>> start Supplied material

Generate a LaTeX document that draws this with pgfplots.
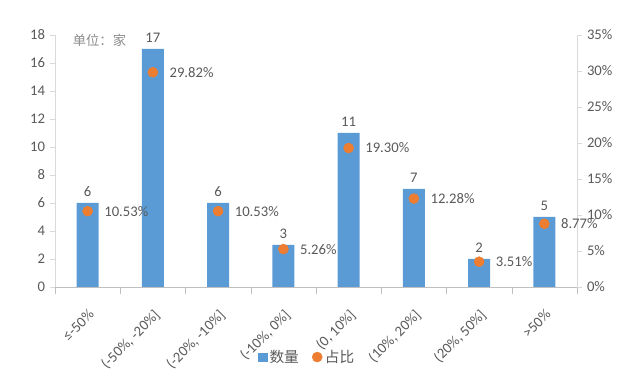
\documentclass[border=0pt]{standalone}
\usepackage{pgfplots}
\pgfplotsset{compat=1.18}
\usepackage{fontspec}
\setmainfont{Carlito}
\newfontfamily\cjk{Noto Sans CJK SC}
\definecolor{barblue}{HTML}{5B9BD5}
\definecolor{dotorange}{HTML}{ED7D31}
\definecolor{txt}{HTML}{595959}
\definecolor{unitgray}{HTML}{8C8C8C}
\definecolor{axgray}{HTML}{D9D9D9}
\definecolor{xgray}{HTML}{BFBFBF}
\pgfplotsset{/pgf/number format/assume math mode=true}
\begin{document}
\begin{tikzpicture}
\path[use as bounding box] (0,0) rectangle (480pt,283.5pt);
\begin{axis}[
  at={(41.25pt,68.25pt)}, anchor=south west,
  scale only axis, width=391.5pt, height=189pt,
  xmin=-0.5, xmax=7.5, ymin=0, ymax=18,
  axis x line*=bottom, axis y line*=left,
  x axis line style={draw=xgray},
  y axis line style={draw=axgray},
  tick align=outside,
  ytick={0,2,...,18},
  ytick style={draw=axgray},
  major tick length=4pt,
  xtick={0,...,7},
  xticklabels={{≤-50\%},{(-50\%, -20\%]},{(-20\%, -10\%]},{(-10\%, 0\%]},{(0, 10\%]},{(10\%, 20\%]},{(20\%, 50\%]},{>50\%}},
  major x tick style={draw=none},
  minor xtick={-0.5,0.5,...,7.5},
  minor x tick style={draw=xgray},
  minor tick length=5pt,
  ticklabel style={font=\fontsize{11}{13}\selectfont, text=txt},
  xticklabel style={xshift=0pt, yshift=-7pt, rotate=45, anchor=north east},
  clip=false,
]
\addplot[ybar, bar width=16.5pt, fill=barblue, draw=none,
  nodes near coords,
  every node near coord/.append style={font=\fontsize{11}{13}\selectfont, text=txt, yshift=1pt}]
  coordinates {(0,6) (1,17) (2,6) (3,3) (4,11) (5,7) (6,2) (7,5)};
\node[anchor=west, font=\cjk\fontsize{10}{12}\selectfont, text=unitgray] at (rel axis cs:0.025,0.98) {单位：家};
\end{axis}
\begin{axis}[
  at={(41.25pt,68.25pt)}, anchor=south west,
  scale only axis, width=391.5pt, height=189pt,
  xmin=-0.5, xmax=7.5, ymin=0, ymax=35,
  axis x line=none, axis y line*=right,
  y axis line style={draw=axgray},
  tick align=outside,
  major tick length=4pt,
  ytick={0,5,...,35},
  ytick style={draw=axgray},
  yticklabel={\pgfmathprintnumber{\tick}\%},
  ticklabel style={font=\fontsize{11}{13}\selectfont, text=txt},
  clip=false,
  legend columns=2,
  legend style={at={(0.484,-0.278)}, anchor=center, draw=none, fill=none,
    font=\cjk\fontsize{11}{13}\selectfont, text=txt,
    /tikz/every even column/.append style={column sep=8pt}},
]
\addlegendimage{only marks, mark=square*, mark size=3.2pt, mark options={fill=barblue, draw=barblue}}
\addlegendentry{数量}
\addplot[only marks, mark=*, mark size=3.75pt, mark options={fill=dotorange, draw=dotorange},
  nodes near coords={\pgfmathprintnumber[fixed,fixed zerofill,precision=2]{\pgfplotspointmeta}\%},
  every node near coord/.append style={anchor=west, xshift=9pt, font=\fontsize{11}{13}\selectfont, text=txt}]
  coordinates {(0,10.53) (1,29.82) (2,10.53) (3,5.26) (4,19.30) (5,12.28) (6,3.51) (7,8.77)};
\addlegendentry{占比}
\end{axis}
\end{tikzpicture}
\end{document}
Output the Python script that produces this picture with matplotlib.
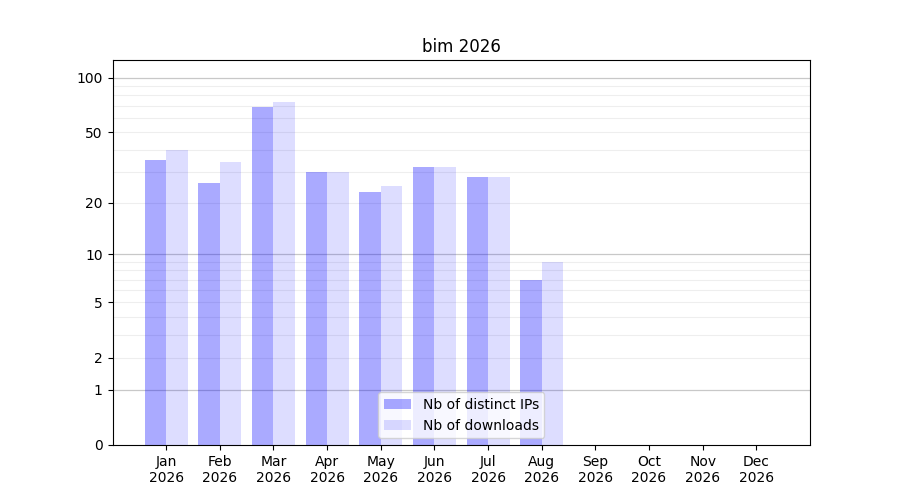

>> end Supplied material

▶ **Exercise task**: Pictures are to be left out; the records above must be repeated word for word.

▶ **Result of the exercise**:
Generate a LaTeX document that draws this with pgfplots.
\documentclass[border=0pt]{standalone}
\usepackage{pgfplots}
\pgfplotsset{compat=1.18}
\usepackage{fontspec}
\setmainfont{Carlito}
\newfontfamily\cjk{Noto Sans CJK SC}
\definecolor{barblue}{HTML}{5B9BD5}
\definecolor{dotorange}{HTML}{ED7D31}
\definecolor{txt}{HTML}{595959}
\definecolor{unitgray}{HTML}{8C8C8C}
\definecolor{axgray}{HTML}{D9D9D9}
\definecolor{xgray}{HTML}{BFBFBF}
\pgfplotsset{/pgf/number format/assume math mode=true}
\begin{document}
\begin{tikzpicture}
\path[use as bounding box] (0,0) rectangle (480pt,283.5pt);
\begin{axis}[
  at={(41.25pt,68.25pt)}, anchor=south west,
  scale only axis, width=391.5pt, height=189pt,
  xmin=-0.5, xmax=7.5, ymin=0, ymax=18,
  axis x line*=bottom, axis y line*=left,
  x axis line style={draw=xgray},
  y axis line style={draw=axgray},
  tick align=outside,
  ytick={0,2,...,18},
  ytick style={draw=axgray},
  major tick length=4pt,
  xtick={0,...,7},
  xticklabels={{≤-50\%},{(-50\%, -20\%]},{(-20\%, -10\%]},{(-10\%, 0\%]},{(0, 10\%]},{(10\%, 20\%]},{(20\%, 50\%]},{>50\%}},
  major x tick style={draw=none},
  minor xtick={-0.5,0.5,...,7.5},
  minor x tick style={draw=xgray},
  minor tick length=5pt,
  ticklabel style={font=\fontsize{11}{13}\selectfont, text=txt},
  xticklabel style={xshift=0pt, yshift=-7pt, rotate=45, anchor=north east},
  clip=false,
]
\addplot[ybar, bar width=16.5pt, fill=barblue, draw=none,
  nodes near coords,
  every node near coord/.append style={font=\fontsize{11}{13}\selectfont, text=txt, yshift=1pt}]
  coordinates {(0,6) (1,17) (2,6) (3,3) (4,11) (5,7) (6,2) (7,5)};
\node[anchor=west, font=\cjk\fontsize{10}{12}\selectfont, text=unitgray] at (rel axis cs:0.025,0.98) {单位：家};
\end{axis}
\begin{axis}[
  at={(41.25pt,68.25pt)}, anchor=south west,
  scale only axis, width=391.5pt, height=189pt,
  xmin=-0.5, xmax=7.5, ymin=0, ymax=35,
  axis x line=none, axis y line*=right,
  y axis line style={draw=axgray},
  tick align=outside,
  major tick length=4pt,
  ytick={0,5,...,35},
  ytick style={draw=axgray},
  yticklabel={\pgfmathprintnumber{\tick}\%},
  ticklabel style={font=\fontsize{11}{13}\selectfont, text=txt},
  clip=false,
  legend columns=2,
  legend style={at={(0.484,-0.278)}, anchor=center, draw=none, fill=none,
    font=\cjk\fontsize{11}{13}\selectfont, text=txt,
    /tikz/every even column/.append style={column sep=8pt}},
]
\addlegendimage{only marks, mark=square*, mark size=3.2pt, mark options={fill=barblue, draw=barblue}}
\addlegendentry{数量}
\addplot[only marks, mark=*, mark size=3.75pt, mark options={fill=dotorange, draw=dotorange},
  nodes near coords={\pgfmathprintnumber[fixed,fixed zerofill,precision=2]{\pgfplotspointmeta}\%},
  every node near coord/.append style={anchor=west, xshift=9pt, font=\fontsize{11}{13}\selectfont, text=txt}]
  coordinates {(0,10.53) (1,29.82) (2,10.53) (3,5.26) (4,19.30) (5,12.28) (6,3.51) (7,8.77)};
\addlegendentry{占比}
\end{axis}
\end{tikzpicture}
\end{document}
Output the Python script that produces this picture with matplotlib.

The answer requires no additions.